Ronan flipped out his car keys. “I was just leaving.” He allowed Matthew to perform a brotherly handshake that they had invented four years previously, and then he advised Declan, “Stay away from burglars.”
It was not as easy as one might expect for Ronan Lynch to street race. Most people obeyed the speed limit. For all the press road rage received, the majority of drivers were either too safety conscious, too shy, too principled, or too oblivious to provoke. Even those who might have considered a few minutes of traffic-light dragracing were generally aware that their vehicles were not suited to the task. Races were not to be found just lying on the street. They had to be cultivated.
So this was how Ronan Lynch found trouble.
A brightly colored car, for a start. Ronan had spent hours of his life as the only black car in a short, straightforward game of candy-coated vehicles. He looked for hatchbacks, coupes. Almost never a convertible. No one wanted to mess up their hair. This was a street racer’s wish list: aftermarket parts on any sort of car, yawning exhaust pipes, asphalt-scraping ground-effects, cavernous hood scoops, smoked headlights, mismatched flames painted on fenders. Any car that came with a wing. The more it looked like a handle to lift the car, the better. The silhouette of a shaved head or a hat jerked sideways was a promising sign, as was an arm hanging over the door. A deeply tanned hand braced on the mirror was better. Thumping bass was a call to battle. So were vanity plates, so long as they didn’t say things like HOTGURL or LVBUNY. Bumper stickers were a turnoff, unless they were college radio. Oh, and horsepower didn’t count for anything.
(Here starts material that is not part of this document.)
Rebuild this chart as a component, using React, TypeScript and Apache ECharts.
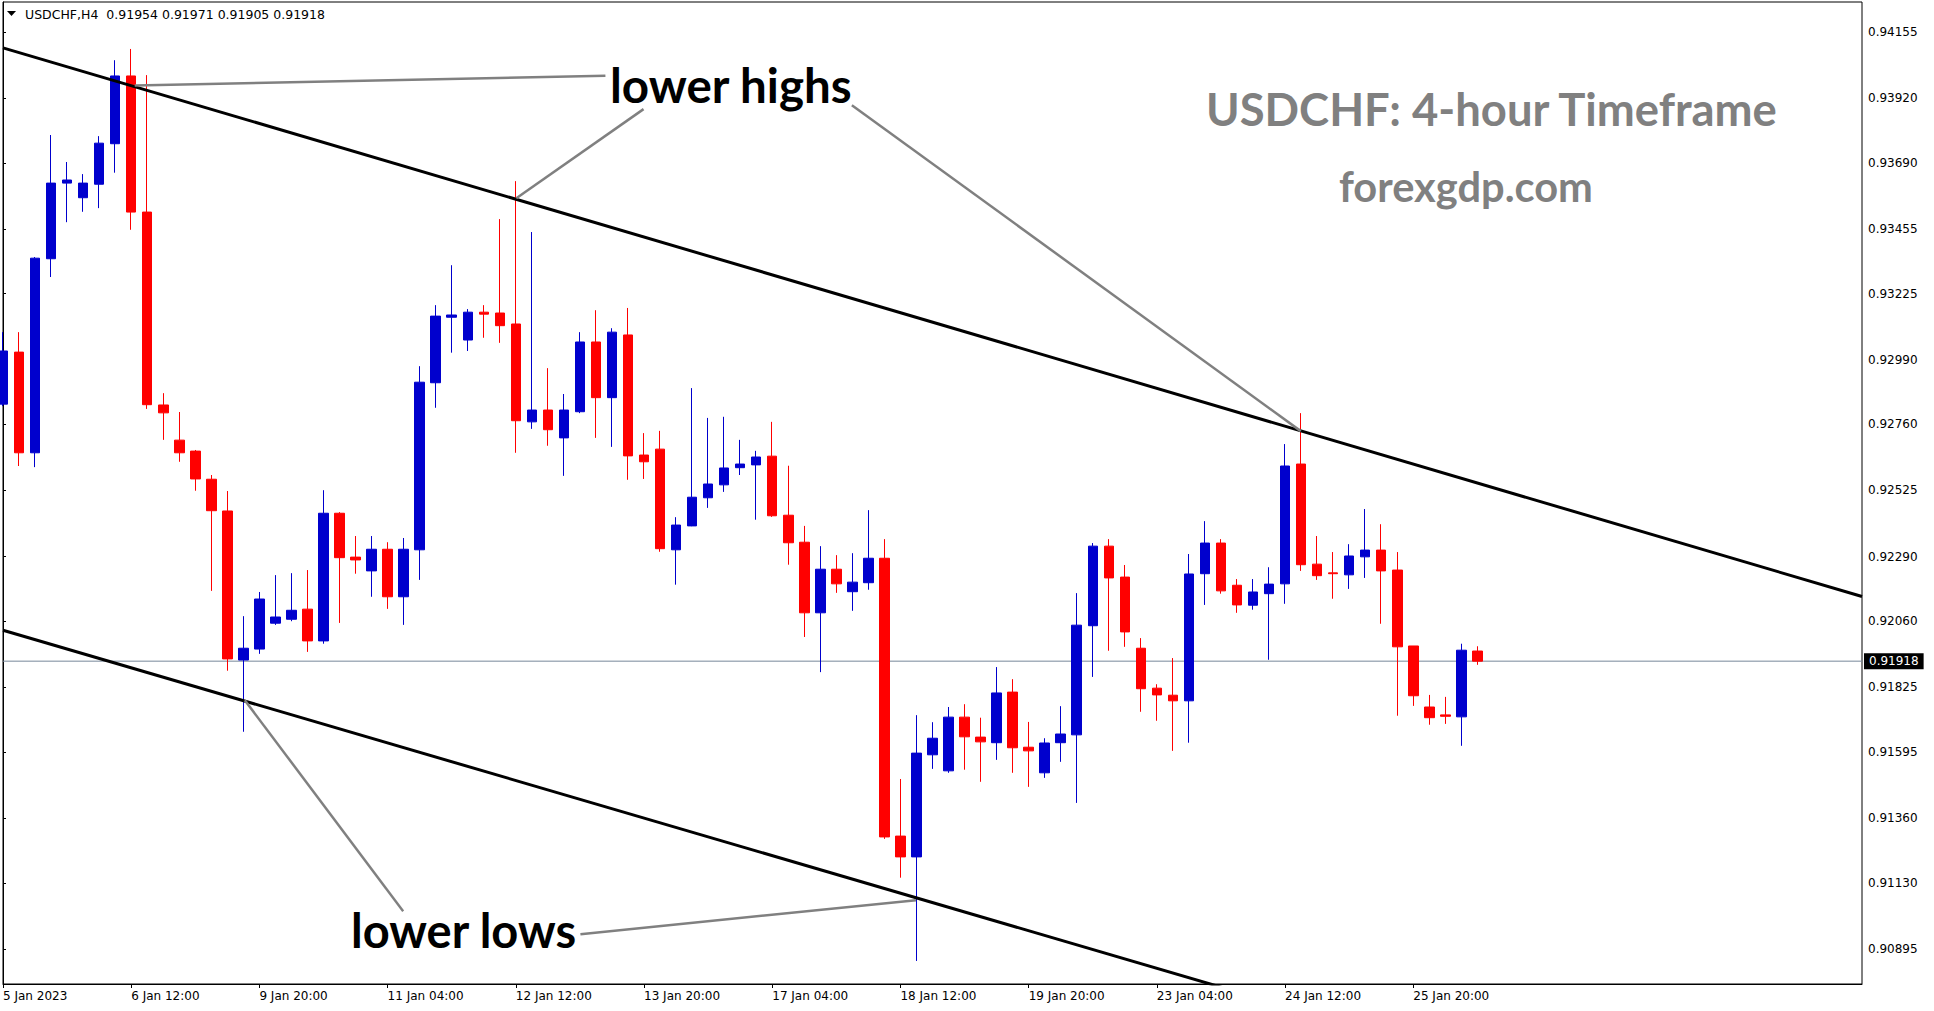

Half the time, the best sports cars were piloted by middle-aged bankers fearful of what might lie beneath their hood. Ronan used to avoid cars with multiple passengers, too, figuring that a solo driver was more likely to burn rubber at a light. But now he knew that the right sort of passengers would egg on an ordinarily tame driver. There was nothing Ronan liked better than a skinny tanned kid half-hanging out of a noisy, mostly dead red Honda full of his friends.